Start Data section
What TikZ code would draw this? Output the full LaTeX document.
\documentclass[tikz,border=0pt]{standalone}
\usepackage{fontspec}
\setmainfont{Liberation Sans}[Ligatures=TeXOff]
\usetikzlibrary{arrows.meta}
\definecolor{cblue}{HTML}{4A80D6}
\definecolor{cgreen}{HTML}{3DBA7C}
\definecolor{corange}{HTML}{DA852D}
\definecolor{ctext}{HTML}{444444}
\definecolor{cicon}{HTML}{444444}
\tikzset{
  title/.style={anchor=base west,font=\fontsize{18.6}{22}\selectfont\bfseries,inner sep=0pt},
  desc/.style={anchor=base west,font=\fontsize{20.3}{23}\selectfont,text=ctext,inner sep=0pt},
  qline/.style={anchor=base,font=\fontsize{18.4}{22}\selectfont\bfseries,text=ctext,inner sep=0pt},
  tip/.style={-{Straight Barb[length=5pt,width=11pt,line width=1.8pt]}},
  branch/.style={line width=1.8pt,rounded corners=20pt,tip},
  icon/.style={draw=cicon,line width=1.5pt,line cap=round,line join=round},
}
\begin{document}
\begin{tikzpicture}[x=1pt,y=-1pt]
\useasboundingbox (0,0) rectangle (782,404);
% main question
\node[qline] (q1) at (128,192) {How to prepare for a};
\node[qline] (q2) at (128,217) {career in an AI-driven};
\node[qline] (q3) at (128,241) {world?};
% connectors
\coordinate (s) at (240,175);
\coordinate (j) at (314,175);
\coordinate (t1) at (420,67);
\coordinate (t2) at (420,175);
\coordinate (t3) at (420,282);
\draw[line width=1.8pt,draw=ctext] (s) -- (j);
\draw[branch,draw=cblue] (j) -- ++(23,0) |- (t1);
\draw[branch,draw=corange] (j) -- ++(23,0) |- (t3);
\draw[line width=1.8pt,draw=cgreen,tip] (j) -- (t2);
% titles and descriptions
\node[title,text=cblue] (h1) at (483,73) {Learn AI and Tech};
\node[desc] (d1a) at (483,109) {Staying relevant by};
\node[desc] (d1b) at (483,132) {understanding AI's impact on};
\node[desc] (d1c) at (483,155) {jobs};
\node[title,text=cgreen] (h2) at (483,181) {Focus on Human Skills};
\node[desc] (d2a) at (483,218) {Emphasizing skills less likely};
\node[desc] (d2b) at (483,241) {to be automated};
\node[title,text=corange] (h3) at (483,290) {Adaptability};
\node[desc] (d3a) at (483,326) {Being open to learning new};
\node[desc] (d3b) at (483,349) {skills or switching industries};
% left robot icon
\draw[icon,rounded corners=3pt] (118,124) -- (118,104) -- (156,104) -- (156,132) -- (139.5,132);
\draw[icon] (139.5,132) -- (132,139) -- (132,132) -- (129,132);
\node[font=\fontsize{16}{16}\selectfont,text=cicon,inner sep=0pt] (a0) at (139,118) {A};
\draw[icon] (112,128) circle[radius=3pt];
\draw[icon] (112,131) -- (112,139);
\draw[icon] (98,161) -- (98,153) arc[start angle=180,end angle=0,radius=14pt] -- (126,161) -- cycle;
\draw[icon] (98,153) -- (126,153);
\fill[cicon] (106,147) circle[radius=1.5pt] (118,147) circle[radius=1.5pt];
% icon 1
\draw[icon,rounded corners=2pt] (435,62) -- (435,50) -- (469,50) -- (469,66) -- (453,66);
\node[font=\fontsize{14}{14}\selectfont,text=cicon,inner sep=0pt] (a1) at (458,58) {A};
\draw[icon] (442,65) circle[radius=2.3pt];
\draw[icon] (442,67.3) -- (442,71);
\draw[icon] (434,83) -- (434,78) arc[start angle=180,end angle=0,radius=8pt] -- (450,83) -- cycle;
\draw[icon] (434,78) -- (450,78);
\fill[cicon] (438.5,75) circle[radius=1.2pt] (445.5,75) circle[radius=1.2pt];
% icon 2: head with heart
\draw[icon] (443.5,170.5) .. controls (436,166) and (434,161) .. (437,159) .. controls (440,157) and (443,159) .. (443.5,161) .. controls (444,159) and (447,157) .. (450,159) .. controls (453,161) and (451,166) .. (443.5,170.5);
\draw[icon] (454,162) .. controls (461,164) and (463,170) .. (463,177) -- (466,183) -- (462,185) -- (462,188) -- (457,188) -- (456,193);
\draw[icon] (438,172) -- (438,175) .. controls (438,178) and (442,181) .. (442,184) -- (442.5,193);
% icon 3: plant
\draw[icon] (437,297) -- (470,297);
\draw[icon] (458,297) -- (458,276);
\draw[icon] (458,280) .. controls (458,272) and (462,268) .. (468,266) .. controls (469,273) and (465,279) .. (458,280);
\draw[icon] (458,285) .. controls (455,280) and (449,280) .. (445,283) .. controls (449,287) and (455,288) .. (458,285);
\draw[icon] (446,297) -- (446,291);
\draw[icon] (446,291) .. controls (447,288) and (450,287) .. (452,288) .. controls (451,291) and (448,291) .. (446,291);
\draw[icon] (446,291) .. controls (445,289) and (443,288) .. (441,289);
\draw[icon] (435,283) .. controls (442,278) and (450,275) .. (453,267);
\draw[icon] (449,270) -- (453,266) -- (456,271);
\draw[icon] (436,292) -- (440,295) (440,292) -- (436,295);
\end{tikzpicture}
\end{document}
End Data section
• Given task
Each line of the listing above should be output exactly.

• The solution
What TikZ code would draw this? Output the full LaTeX document.
\documentclass[tikz,border=0pt]{standalone}
\usepackage{fontspec}
\setmainfont{Liberation Sans}[Ligatures=TeXOff]
\usetikzlibrary{arrows.meta}
\definecolor{cblue}{HTML}{4A80D6}
\definecolor{cgreen}{HTML}{3DBA7C}
\definecolor{corange}{HTML}{DA852D}
\definecolor{ctext}{HTML}{444444}
\definecolor{cicon}{HTML}{444444}
\tikzset{
  title/.style={anchor=base west,font=\fontsize{18.6}{22}\selectfont\bfseries,inner sep=0pt},
  desc/.style={anchor=base west,font=\fontsize{20.3}{23}\selectfont,text=ctext,inner sep=0pt},
  qline/.style={anchor=base,font=\fontsize{18.4}{22}\selectfont\bfseries,text=ctext,inner sep=0pt},
  tip/.style={-{Straight Barb[length=5pt,width=11pt,line width=1.8pt]}},
  branch/.style={line width=1.8pt,rounded corners=20pt,tip},
  icon/.style={draw=cicon,line width=1.5pt,line cap=round,line join=round},
}
\begin{document}
\begin{tikzpicture}[x=1pt,y=-1pt]
\useasboundingbox (0,0) rectangle (782,404);
% main question
\node[qline] (q1) at (128,192) {How to prepare for a};
\node[qline] (q2) at (128,217) {career in an AI-driven};
\node[qline] (q3) at (128,241) {world?};
% connectors
\coordinate (s) at (240,175);
\coordinate (j) at (314,175);
\coordinate (t1) at (420,67);
\coordinate (t2) at (420,175);
\coordinate (t3) at (420,282);
\draw[line width=1.8pt,draw=ctext] (s) -- (j);
\draw[branch,draw=cblue] (j) -- ++(23,0) |- (t1);
\draw[branch,draw=corange] (j) -- ++(23,0) |- (t3);
\draw[line width=1.8pt,draw=cgreen,tip] (j) -- (t2);
% titles and descriptions
\node[title,text=cblue] (h1) at (483,73) {Learn AI and Tech};
\node[desc] (d1a) at (483,109) {Staying relevant by};
\node[desc] (d1b) at (483,132) {understanding AI's impact on};
\node[desc] (d1c) at (483,155) {jobs};
\node[title,text=cgreen] (h2) at (483,181) {Focus on Human Skills};
\node[desc] (d2a) at (483,218) {Emphasizing skills less likely};
\node[desc] (d2b) at (483,241) {to be automated};
\node[title,text=corange] (h3) at (483,290) {Adaptability};
\node[desc] (d3a) at (483,326) {Being open to learning new};
\node[desc] (d3b) at (483,349) {skills or switching industries};
% left robot icon
\draw[icon,rounded corners=3pt] (118,124) -- (118,104) -- (156,104) -- (156,132) -- (139.5,132);
\draw[icon] (139.5,132) -- (132,139) -- (132,132) -- (129,132);
\node[font=\fontsize{16}{16}\selectfont,text=cicon,inner sep=0pt] (a0) at (139,118) {A};
\draw[icon] (112,128) circle[radius=3pt];
\draw[icon] (112,131) -- (112,139);
\draw[icon] (98,161) -- (98,153) arc[start angle=180,end angle=0,radius=14pt] -- (126,161) -- cycle;
\draw[icon] (98,153) -- (126,153);
\fill[cicon] (106,147) circle[radius=1.5pt] (118,147) circle[radius=1.5pt];
% icon 1
\draw[icon,rounded corners=2pt] (435,62) -- (435,50) -- (469,50) -- (469,66) -- (453,66);
\node[font=\fontsize{14}{14}\selectfont,text=cicon,inner sep=0pt] (a1) at (458,58) {A};
\draw[icon] (442,65) circle[radius=2.3pt];
\draw[icon] (442,67.3) -- (442,71);
\draw[icon] (434,83) -- (434,78) arc[start angle=180,end angle=0,radius=8pt] -- (450,83) -- cycle;
\draw[icon] (434,78) -- (450,78);
\fill[cicon] (438.5,75) circle[radius=1.2pt] (445.5,75) circle[radius=1.2pt];
% icon 2: head with heart
\draw[icon] (443.5,170.5) .. controls (436,166) and (434,161) .. (437,159) .. controls (440,157) and (443,159) .. (443.5,161) .. controls (444,159) and (447,157) .. (450,159) .. controls (453,161) and (451,166) .. (443.5,170.5);
\draw[icon] (454,162) .. controls (461,164) and (463,170) .. (463,177) -- (466,183) -- (462,185) -- (462,188) -- (457,188) -- (456,193);
\draw[icon] (438,172) -- (438,175) .. controls (438,178) and (442,181) .. (442,184) -- (442.5,193);
% icon 3: plant
\draw[icon] (437,297) -- (470,297);
\draw[icon] (458,297) -- (458,276);
\draw[icon] (458,280) .. controls (458,272) and (462,268) .. (468,266) .. controls (469,273) and (465,279) .. (458,280);
\draw[icon] (458,285) .. controls (455,280) and (449,280) .. (445,283) .. controls (449,287) and (455,288) .. (458,285);
\draw[icon] (446,297) -- (446,291);
\draw[icon] (446,291) .. controls (447,288) and (450,287) .. (452,288) .. controls (451,291) and (448,291) .. (446,291);
\draw[icon] (446,291) .. controls (445,289) and (443,288) .. (441,289);
\draw[icon] (435,283) .. controls (442,278) and (450,275) .. (453,267);
\draw[icon] (449,270) -- (453,266) -- (456,271);
\draw[icon] (436,292) -- (440,295) (440,292) -- (436,295);
\end{tikzpicture}
\end{document}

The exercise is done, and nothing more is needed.